From the first line of the entries below through the line bearing "sy = 508 / 70000", write out each line exactly. Omit pictures.

(Collection entries)
[BEGIN]

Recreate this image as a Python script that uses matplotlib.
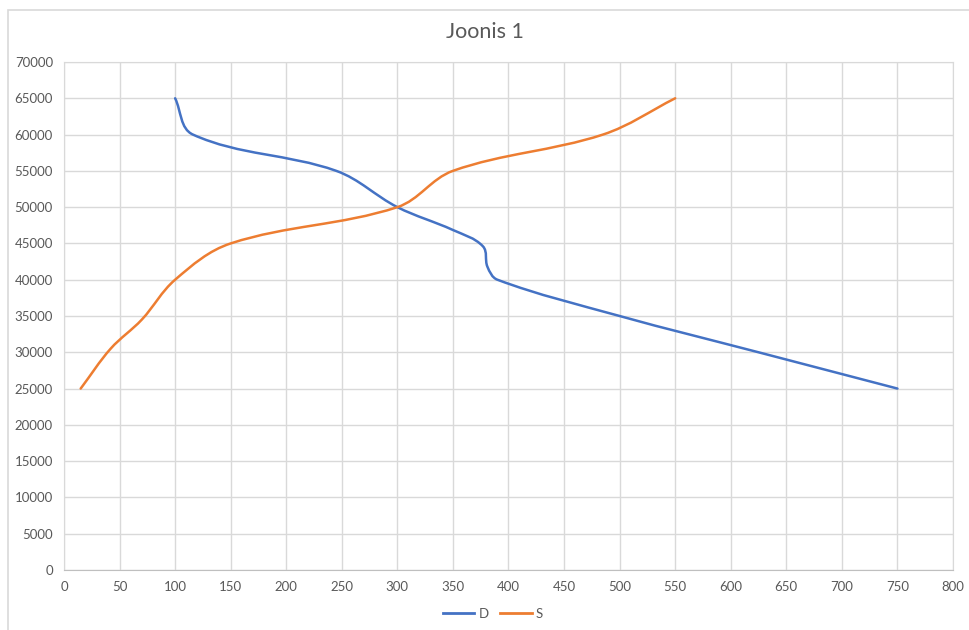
import matplotlib
matplotlib.use("Agg")
import matplotlib.pyplot as plt
from matplotlib.path import Path
from matplotlib.patches import PathPatch, Rectangle
from matplotlib.lines import Line2D
import numpy as np

plt.rcParams['font.family'] = ['Lato', 'DejaVu Sans']

# values
d_x = [100, 116, 245, 300, 350, 377, 381, 390, 500, 625, 750]
d_y = [65000, 60000, 55000, 50000, 46850, 44600, 41800, 40000, 35000, 30000, 25000]
s_x = [15, 42, 70, 100, 150, 300, 350, 485, 550]
s_y = [25000, 30500, 34500, 40000, 45000, 50000, 55000, 60000, 65000]

x_ticks = list(range(0, 801, 50))
y_ticks = list(range(0, 70001, 5000))

blue = '#4472c4'
orange = '#ed7d31'
grey_txt = '#595959'
grid_c = '#d9d9d9'

# pixels per data unit, so the smoothing works in screen space like excel
sx = 889 / 800
sy = 508 / 70000


def smooth_path(xs, ys, k=0.35):
    # smoothed line: cubic bezier through every point, tangents scaled by segment length
    pts = np.column_stack([np.array(xs) * sx, np.array(ys) * sy]).astype(float)
    n = len(pts)
    dirs = []
    for i in range(n):
        a = pts[max(i - 1, 0)]
        b = pts[min(i + 1, n - 1)]
        d = b - a
        dirs.append(d / np.hypot(*d))
    verts = [pts[0]]
    codes = [Path.MOVETO]
    for i in range(n - 1):
        seg = np.hypot(*(pts[i + 1] - pts[i]))
        c1 = pts[i] + dirs[i] * seg * k
        c2 = pts[i + 1] - dirs[i + 1] * seg * k
        verts += [c1, c2, pts[i + 1]]
        codes += [Path.CURVE4] * 3
    verts = np.array(verts) / [sx, sy]
    return Path(verts, codes)


fig = plt.figure(figsize=(9.7, 6.3), dpi=100)
ax = fig.add_axes([64 / 970, 60 / 630, 889 / 970, 508 / 630])

# chart border
fig.patches.append(Rectangle((8 / 970, -0.1), 1.0, 1.1 - 10 / 630, transform=fig.transFigure,
                             fill=False, edgecolor=grid_c, linewidth=1.2))

ax.add_patch(PathPatch(smooth_path(d_x, d_y), fill=False, edgecolor=blue, linewidth=1.8,
                       capstyle='round', zorder=3))
ax.add_patch(PathPatch(smooth_path(s_x, s_y), fill=False, edgecolor=orange, linewidth=1.8,
                       capstyle='round', zorder=3))

ax.set_xlim(0, 800)
ax.set_ylim(0, 70000)
ax.set_xticks(x_ticks)
ax.set_yticks(y_ticks)
ax.set_xticklabels([str(v) for v in x_ticks])
ax.set_yticklabels([str(v) for v in y_ticks])
ax.grid(True, color=grid_c, linewidth=1.0)
ax.set_axisbelow(True)
for side in ['top', 'right', 'left']:
    ax.spines[side].set_color(grid_c)
ax.spines['bottom'].set_color('#bfbfbf')
ax.tick_params(length=0, colors=grey_txt, labelsize=9.5, pad=8)

fig.text(0.5, 1 - 32 / 630, 'Joonis 1', ha='center', va='center', fontsize=15.5, color=grey_txt)

handles = [Line2D([], [], color=blue, linewidth=2), Line2D([], [], color=orange, linewidth=2)]
fig.legend(handles, ['D', 'S'], loc='center', bbox_to_anchor=(493 / 970, 1 - 614 / 630), ncol=2,
           frameon=False, fontsize=9.5, labelcolor=grey_txt, handlelength=2.4,
           handletextpad=0.3, columnspacing=0.9)

fig.savefig('out.png', dpi=100)
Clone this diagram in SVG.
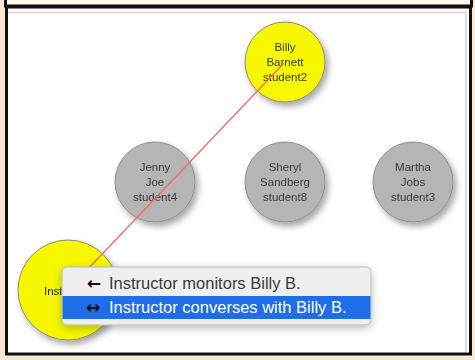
<svg xmlns="http://www.w3.org/2000/svg" width="475" height="360" viewBox="0 0 475 360">
<defs>
<filter id="sh" x="-30%" y="-30%" width="160%" height="160%">
<feDropShadow dx="3" dy="4" stdDeviation="3" flood-color="#000" flood-opacity="0.35"/>
</filter>
<filter id="msh" x="-10%" y="-30%" width="120%" height="160%">
<feDropShadow dx="0" dy="3" stdDeviation="4" flood-color="#000" flood-opacity="0.25"/>
</filter>
</defs>
<style>
.yel{fill:#f7f700;stroke:#8a8a7a;stroke-width:1}
.gry{fill:#b5b5b5;stroke:#8f8f8f;stroke-width:1}
.lbl{font-family:"Liberation Sans",Arial,sans-serif;font-size:11.5px;fill:#3a3a3a;text-anchor:middle}
.mt{font-family:"Liberation Sans",Arial,sans-serif;font-size:16.5px}
.ar{font-family:"DejaVu Sans",sans-serif;font-size:17px;font-weight:bold;fill:#111}
</style>
<rect x="0" y="0" width="475" height="360" fill="#fbe8d2"/>
<rect x="5.5" y="-4" width="466" height="10" fill="#fdf8ec" stroke="#111" stroke-width="3"/>
<rect x="6.5" y="7" width="464" height="347" fill="#ffffff" stroke="#111" stroke-width="3"/>
<path d="M8 12.5 H466 V352" fill="none" stroke="#dcdcdc" stroke-width="2"/>

<g id="node-billy" filter="url(#sh)">
<circle class="yel" cx="285" cy="62" r="40"/>
<text class="lbl" x="285" y="51">Billy</text>
<text class="lbl" x="285" y="66">Barnett</text>
<text class="lbl" x="285" y="81">student2</text>
</g>
<g id="node-jenny" filter="url(#sh)">
<circle class="gry" cx="155" cy="182" r="40"/>
<text class="lbl" x="155" y="171">Jenny</text>
<text class="lbl" x="155" y="186">Joe</text>
<text class="lbl" x="155" y="201">student4</text>
</g>
<g id="node-sheryl" filter="url(#sh)">
<circle class="gry" cx="285" cy="182" r="40"/>
<text class="lbl" x="285" y="171">Sheryl</text>
<text class="lbl" x="285" y="186">Sandberg</text>
<text class="lbl" x="285" y="201">student8</text>
</g>
<g id="node-martha" filter="url(#sh)">
<circle class="gry" cx="413" cy="182" r="40"/>
<text class="lbl" x="413" y="171">Martha</text>
<text class="lbl" x="413" y="186">Jobs</text>
<text class="lbl" x="413" y="201">student3</text>
</g>
<g id="node-instructor" filter="url(#sh)">
<circle class="yel" cx="68" cy="290" r="50"/>
<text class="lbl" x="68" y="295" style="fill:#222">Instructor</text>
</g>

<g id="connectors">
<line x1="68" y1="290" x2="284" y2="63" stroke="#f26a6a" stroke-width="1.3"/>
</g>

<g id="menu">
<rect x="62" y="267" width="309" height="58" rx="5" fill="#efefef" stroke="#b8b8b8" stroke-width="1" filter="url(#msh)"/>
<rect x="62.5" y="296" width="308" height="23" fill="#1d6ee8"/>
<text class="ar" x="87" y="289">←</text>
<text class="mt" x="109" y="289" fill="#3a3a3a">Instructor monitors Billy B.</text>
<text class="ar" x="86" y="313">↔</text>
<text class="mt" x="109" y="313" fill="#ffffff">Instructor converses with Billy B.</text>
</g>
</svg>
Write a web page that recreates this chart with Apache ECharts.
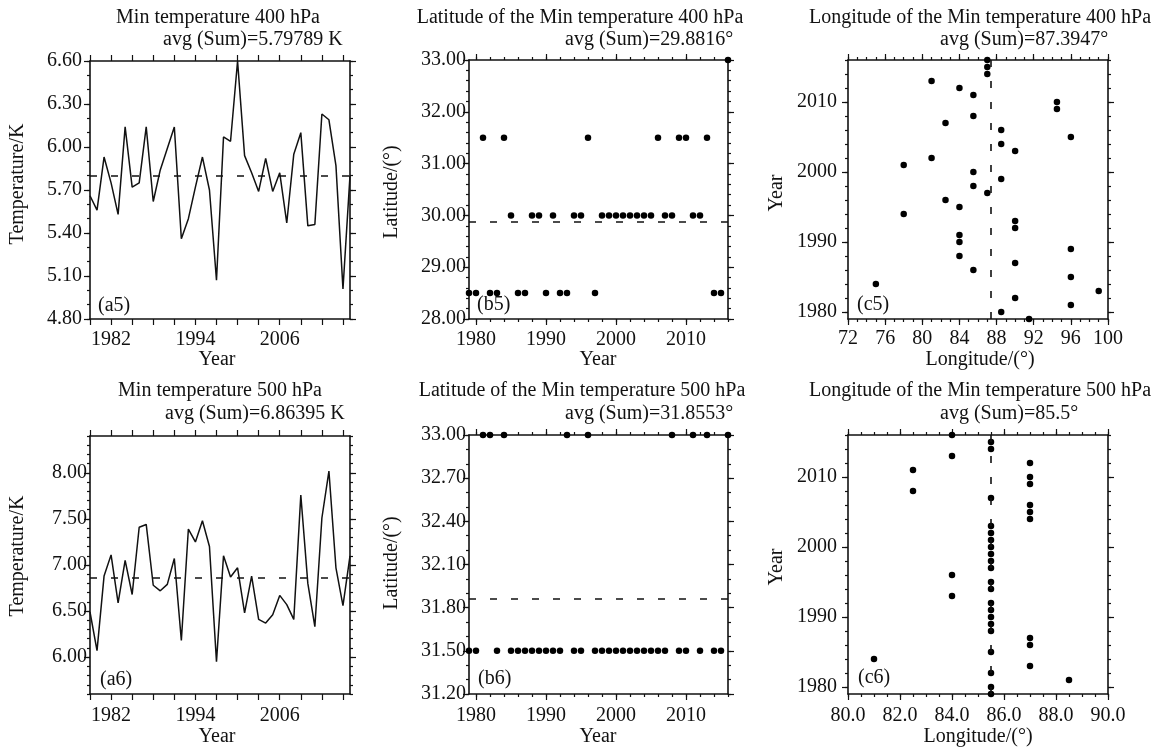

[END]

*Task result*:
Recreate this image as a Python script that uses matplotlib.
import matplotlib
matplotlib.use("Agg")
import matplotlib.pyplot as plt
from matplotlib.path import Path
from matplotlib.patches import PathPatch, Rectangle
from matplotlib.lines import Line2D
import numpy as np

plt.rcParams['font.family'] = ['Lato', 'DejaVu Sans']

# values
d_x = [100, 116, 245, 300, 350, 377, 381, 390, 500, 625, 750]
d_y = [65000, 60000, 55000, 50000, 46850, 44600, 41800, 40000, 35000, 30000, 25000]
s_x = [15, 42, 70, 100, 150, 300, 350, 485, 550]
s_y = [25000, 30500, 34500, 40000, 45000, 50000, 55000, 60000, 65000]

x_ticks = list(range(0, 801, 50))
y_ticks = list(range(0, 70001, 5000))

blue = '#4472c4'
orange = '#ed7d31'
grey_txt = '#595959'
grid_c = '#d9d9d9'

# pixels per data unit, so the smoothing works in screen space like excel
sx = 889 / 800
sy = 508 / 70000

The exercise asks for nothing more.